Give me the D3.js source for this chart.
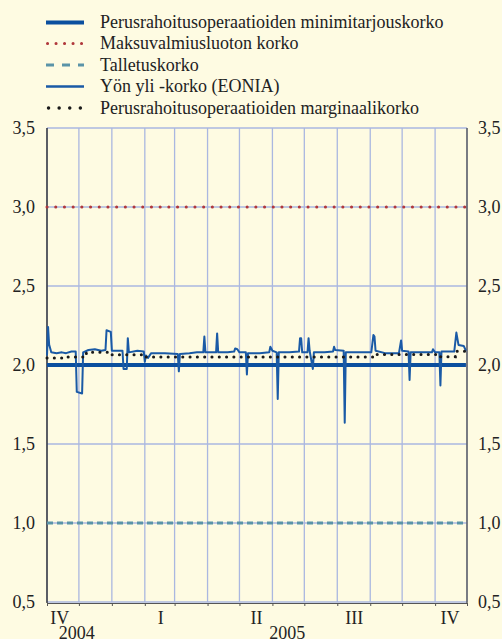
<!DOCTYPE html>
<html><head><meta charset="utf-8">
<script src="https://cdn.jsdelivr.net/npm/d3@7"></script>
<style>body{margin:0;background:#fefbe2}svg{display:block}</style>
</head><body><svg id="c" width="502" height="639"></svg>
<script>
// ---------- DATA ----------
const legendLabels = [
  "Perusrahoitusoperaatioiden minimitarjouskorko",
  "Maksuvalmiusluoton korko",
  "Talletuskorko",
  "Yön yli -korko (EONIA)",
  "Perusrahoitusoperaatioiden marginaalikorko"
];
const yTicks = [0.5, 1.0, 1.5, 2.0, 2.5, 3.0, 3.5];
const quarterLabels = ["IV", "I", "II", "III", "IV"];
const quarterMidDates = ["2004-11-13", "2005-02-16", "2005-05-17", "2005-08-17", "2005-11-15"];
const yearLabels = ["2004", "2005"];
const yearLabelDates = ["2004-11-29", "2005-06-15"];
const periodStart = "2004-11-01", periodEnd = "2005-12-01";

const policyDates = ["2004-11-01", "2005-11-30"];
const minBidRate = [2.0, 2.0];
const marginalLendingRate = [3.0, 3.0];
const depositRate = [1.0, 1.0];

const eoniaDates = [
 "2004-11-01","2004-11-02","2004-11-03","2004-11-05","2004-11-10","2004-11-15","2004-11-19","2004-11-24","2004-11-28",
 "2004-11-29","2004-12-04","2004-12-05","2004-12-10","2004-12-16","2004-12-22","2004-12-26","2004-12-27","2004-12-31",
 "2005-01-01","2005-01-11","2005-01-12","2005-01-15","2005-01-16","2005-01-17","2005-01-25","2005-01-31","2005-02-01",
 "2005-02-02","2005-02-04","2005-02-07","2005-02-20","2005-03-04","2005-03-05","2005-03-06","2005-03-15","2005-03-22",
 "2005-03-28","2005-03-29","2005-03-30","2005-04-09","2005-04-10","2005-04-11","2005-04-20","2005-04-26","2005-04-27",
 "2005-04-29","2005-05-01","2005-05-07","2005-05-08","2005-05-09","2005-05-20","2005-05-29","2005-05-30","2005-06-01",
 "2005-06-05","2005-06-06","2005-06-07","2005-06-17","2005-06-26","2005-06-27","2005-06-28","2005-06-29","2005-07-04",
 "2005-07-05","2005-07-06","2005-07-09","2005-07-10","2005-07-20","2005-07-28","2005-07-29","2005-07-30","2005-08-07",
 "2005-08-08","2005-08-09","2005-08-20","2005-09-02","2005-09-04","2005-09-05","2005-09-06","2005-09-15","2005-09-28",
 "2005-09-30","2005-10-01","2005-10-07","2005-10-08","2005-10-09","2005-10-20","2005-10-29","2005-10-30","2005-11-01",
 "2005-11-05","2005-11-06","2005-11-07","2005-11-19","2005-11-21","2005-11-23","2005-11-28","2005-11-30"
];
const eoniaValues = [
 2.06,2.24,2.13,2.08,2.075,2.08,2.075,2.085,2.085,
 1.83,1.82,2.08,2.095,2.10,2.09,2.095,2.22,2.21,
 2.09,2.09,1.975,1.975,2.17,2.08,2.09,2.085,2.02,
 2.06,2.045,2.075,2.075,2.07,1.96,2.07,2.075,2.08,
 2.08,2.18,2.08,2.08,2.20,2.08,2.08,2.085,2.105,
 2.10,2.08,2.08,1.94,2.075,2.075,2.08,2.115,2.09,
 2.08,1.785,2.08,2.08,2.085,2.17,2.17,2.08,2.08,
 2.17,2.09,1.975,2.08,2.08,2.085,2.115,2.095,2.09,
 1.635,2.08,2.08,2.08,2.19,2.18,2.09,2.075,2.075,
 2.155,2.09,2.085,1.905,2.08,2.08,2.08,2.10,2.08,
 2.08,1.87,2.085,2.085,2.205,2.127,2.12,2.09
];

const mroMarginalDates = ["2004-11-01","2004-11-17","2004-12-08","2004-12-29","2005-02-02","2005-09-07","2005-11-02","2005-11-20","2005-11-30"];
const mroMarginalValues = [2.045, 2.05, 2.08, 2.065, 2.05, 2.067, 2.053, 2.087, 2.087];

// ---------- CHART ----------
(function () {
const parse = d3.timeParse("%Y-%m-%d");
const svg = d3.select("#c");
const W = 502, H = 639;
const pL = 47, pR = 467, pT = 128, pB = 602;
const FONT = '"Liberation Serif"';
const FS = "18px";
const col = {
  bg: "#fefbe2", grid: "#aab7e0", minBid: "#0b4f9e", marginal: "#b0383c",
  deposit: "#5a94a8", eonia: "#1a5aa6", mro: "#1a1a1a", text: "#222"
};
const styleText = sel => sel.style("font-family", FONT).style("font-size", FS).attr("fill", col.text);

svg.append("rect").attr("width", W).attr("height", H).attr("fill", col.bg);

const x = d3.scaleTime().domain([parse(periodStart), parse(periodEnd)]).range([pL, pR]);
const y = d3.scaleLinear().domain([0.5, 3.5]).range([pB, pT]);
const fmt = v => d3.format(".1f")(v).replace(".", ",");

// grid
const months = d3.timeMonth.range(parse(periodStart), d3.timeDay.offset(parse(periodEnd), 1));
svg.append("g").selectAll("line").data(months).join("line")
  .attr("x1", d => x(d)).attr("x2", d => x(d)).attr("y1", pT).attr("y2", pB)
  .attr("stroke", col.grid).attr("stroke-width", 1.3);
svg.append("g").selectAll("line").data(yTicks).join("line")
  .attr("x1", pL).attr("x2", pR).attr("y1", d => y(d)).attr("y2", d => y(d))
  .attr("stroke", col.grid).attr("stroke-width", 1.3);

// axes
const axL = svg.append("g").attr("transform", `translate(${pL},0)`)
  .call(d3.axisLeft(y).tickValues(yTicks).tickFormat(fmt).tickSize(0).tickPadding(12));
const axR = svg.append("g").attr("transform", `translate(${pR},0)`)
  .call(d3.axisRight(y).tickValues(yTicks).tickFormat(fmt).tickSize(0).tickPadding(11));
[axL, axR].forEach(a => {
  a.select(".domain").remove();
  a.attr("font-family", null).attr("font-size", null);
  a.selectAll("text").call(styleText);
});
svg.append("line").attr("x1", pL).attr("x2", pL).attr("y1", pT).attr("y2", pB + 1)
  .attr("stroke", "#111").attr("stroke-width", 1.2);
svg.append("line").attr("x1", pR).attr("x2", pR).attr("y1", pT).attr("y2", pB + 1)
  .attr("stroke", "#444").attr("stroke-width", 1.2);

const axB = svg.append("g").attr("transform", `translate(0,${pB + 1})`)
  .call(d3.axisBottom(x).tickValues(months).tickSize(3).tickSizeOuter(3).tickFormat(""));
axB.select(".domain").attr("stroke", "#555").attr("stroke-width", 1);
axB.selectAll(".tick line").attr("stroke", "#555");

svg.append("g").selectAll("text").data(quarterLabels).join("text")
  .attr("x", (d, i) => x(parse(quarterMidDates[i]))).attr("y", 624)
  .attr("text-anchor", "middle").call(styleText).text(d => d);
svg.append("g").selectAll("text").data(yearLabels).join("text")
  .attr("x", (d, i) => x(parse(yearLabelDates[i]))).attr("y", 639)
  .attr("text-anchor", "middle").call(styleText).text(d => d);

// series
const line = d3.line().x(d => x(d[0])).y(d => y(d[1]));
const zip = (ds, vs) => ds.map((d, i) => [parse(d), vs[i]]);

svg.append("path").datum(zip(policyDates, depositRate)).attr("d", line)
  .attr("fill", "none").attr("stroke", col.deposit).attr("stroke-width", 3).attr("stroke-dasharray", "6,4");
svg.append("path").datum(zip(policyDates, marginalLendingRate)).attr("d", line)
  .attr("fill", "none").attr("stroke", col.marginal).attr("stroke-width", 3)
  .attr("stroke-linecap", "round").attr("stroke-dasharray", "0.1,8.6");
svg.append("path").datum(zip(policyDates, minBidRate)).attr("d", line)
  .attr("fill", "none").attr("stroke", col.minBid).attr("stroke-width", 4);
svg.append("path").datum(zip(eoniaDates, eoniaValues)).attr("d", line)
  .attr("fill", "none").attr("stroke", col.eonia).attr("stroke-width", 2).attr("stroke-linejoin", "round");
const stepLine = d3.line().x(d => x(d[0])).y(d => y(d[1])).curve(d3.curveStepAfter);
svg.append("path").datum(zip(mroMarginalDates, mroMarginalValues)).attr("d", stepLine)
  .attr("fill", "none").attr("stroke", col.mro).attr("stroke-width", 3)
  .attr("stroke-linecap", "round").attr("stroke-dasharray", "0.1,7.2");

// legend
const legY = [22.5, 43.5, 65, 86.5, 108];
const lg = svg.append("g");
const sx1 = 46, sx2 = 84;
const styles = [
  {stroke: col.minBid, w: 4, dash: null, cap: "butt"},
  {stroke: col.marginal, w: 3, dash: "0.1,8.4", cap: "round", x1: 47.5},
  {stroke: col.deposit, w: 3, dash: "8,8", cap: "butt"},
  {stroke: col.eonia, w: 2.7, dash: null, cap: "butt"},
  {stroke: col.mro, w: 3.4, dash: "0.1,10.5", cap: "round", x1: 48.5}
];
legendLabels.forEach((t, i) => {
  const s = styles[i];
  lg.append("line").attr("x1", s.x1 || sx1).attr("x2", sx2).attr("y1", legY[i]).attr("y2", legY[i])
    .attr("stroke", s.stroke).attr("stroke-width", s.w).attr("stroke-dasharray", s.dash)
    .attr("stroke-linecap", s.cap);
  lg.append("text").attr("x", 100).attr("y", legY[i] + 5.5).call(styleText).text(t);
});
})();
</script></body></html>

_WORK INSTRUCTIONS_. Give again, word for word, every line from the top of the data through the line with "const depositRate = [1.0, 1.0];", both ends included, and exclude the pictures.

_EXERCISE OUTPUT_.
Give me the D3.js source for this chart.
<!DOCTYPE html>
<html><head><meta charset="utf-8">
<script src="https://cdn.jsdelivr.net/npm/d3@7"></script>
<style>body{margin:0;background:#fefbe2}svg{display:block}</style>
</head><body><svg id="c" width="502" height="639"></svg>
<script>
// ---------- DATA ----------
const legendLabels = [
  "Perusrahoitusoperaatioiden minimitarjouskorko",
  "Maksuvalmiusluoton korko",
  "Talletuskorko",
  "Yön yli -korko (EONIA)",
  "Perusrahoitusoperaatioiden marginaalikorko"
];
const yTicks = [0.5, 1.0, 1.5, 2.0, 2.5, 3.0, 3.5];
const quarterLabels = ["IV", "I", "II", "III", "IV"];
const quarterMidDates = ["2004-11-13", "2005-02-16", "2005-05-17", "2005-08-17", "2005-11-15"];
const yearLabels = ["2004", "2005"];
const yearLabelDates = ["2004-11-29", "2005-06-15"];
const periodStart = "2004-11-01", periodEnd = "2005-12-01";

const policyDates = ["2004-11-01", "2005-11-30"];
const minBidRate = [2.0, 2.0];
const marginalLendingRate = [3.0, 3.0];
const depositRate = [1.0, 1.0];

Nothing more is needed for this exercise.